Разбирая попутно статью Томаса Манна «Гете и Толстой», Бибихин заканчивает разбор такой констатацией: Манн «рисует портрет Толстого и Гёте, интересный, т.е. увлекательный. Бездны, бесконечность входят в палитру портретиста. … Возникнет еще один в галерее созданных Томасом Манном. Мы имеем дело с его творческим развитием, в котором Лев Толстой занимает место. Он веха на жизненном пути немецкого писателя.
Мы читаем Толстого, да и Платона, и Витгенштейна, и Ольгу Седакову не так. И Розанова, и Хайдеггера. И Бахтина. Наша цель не портрет. Но и не вживание, вчувствование. Мы вглядываемся в человека как в весть, к нам сейчас обращенную и содержащую в себе ту тайну, участие в которой нам сейчас крайне нужно для нашего спасения».

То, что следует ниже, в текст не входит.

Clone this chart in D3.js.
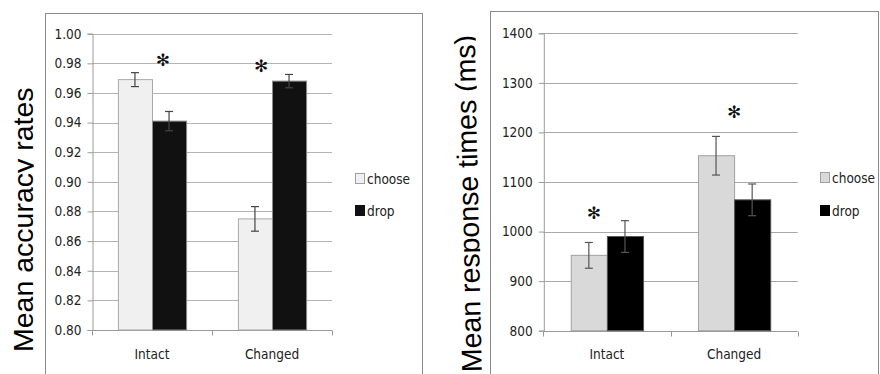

Тут противопоставляются не только две мотивации, но и два метода, которые Б. называет «толкованием» и «исполнением» или «интерпретацией», но в том смысле, как говорят о музыкальном исполнительстве. Так у немецкого теоретика искусства Зельдмайра, противопоставляющего рассуждению, придумыванию воссоздание: «В действительности интерпретация произведений изобразительного искусства, как и музыки - ибо искусство одно, - представляет собой воссоздание, репродукцию.
Так Б. относится к вести Толстого, но то же в предельной степени выраженности он находит у Толстого - его отношение к вести.
Зарисовки в записных книжках Толстого. Это - не заготовки к литературе, а «печати мгновений».
«5 Июня. Жаркий полдень, 2-й час. Иду по высокому, жирному лугу. Тихо, запах сладкий и душистый - свергибус, кашка - стоит и дурманит. К лесу, в лощине, еще выше трава и тот же дурман. На дорожках лесных запах теплицы.
Кленовые листья огромны.
Пчела на срубленном лесе обирает мед по очереди с куртины желтых цветов. С 13-го, не задумавшись, зажужжала и полетела - полна.
Жар по дороге, пыль горячая и деготь» (1878).
Пчела, которая после 13-го цветка «не задумавшись, зажужжала и полетела - полна», слышит Б. весть Толстого, «поддержала глядящего в его отказе толковать и неспособности найти смысл, другого смысла момента кроме полноты нет. «Чтобы так смотреть, - продолжает Б. - нужно мужество… выдержать невыносимый вызов полноты мгновения без толкования». Что-то подобное он находит еще только у Платонова и Мандельштама.
Но так же слышит, хочет слышать Толстой и Евангелие, все дело которого «испорчено толкователями», богословами, среди которых он числит даже апостола Павла…
И еще, может быть, не совсем в строку. Говоря о направлении человеческого возрастания - о том, что составило основное содержание дневников Толстого, - Б. предлагает заменить слово «благо», порченое традицией христианско-платонического богословствования, непосредственно понятными словами «хорошо» или «успех». Словом «успех» перевел у Аристотеля to eu В.В.Розанов. Мне это понравилось.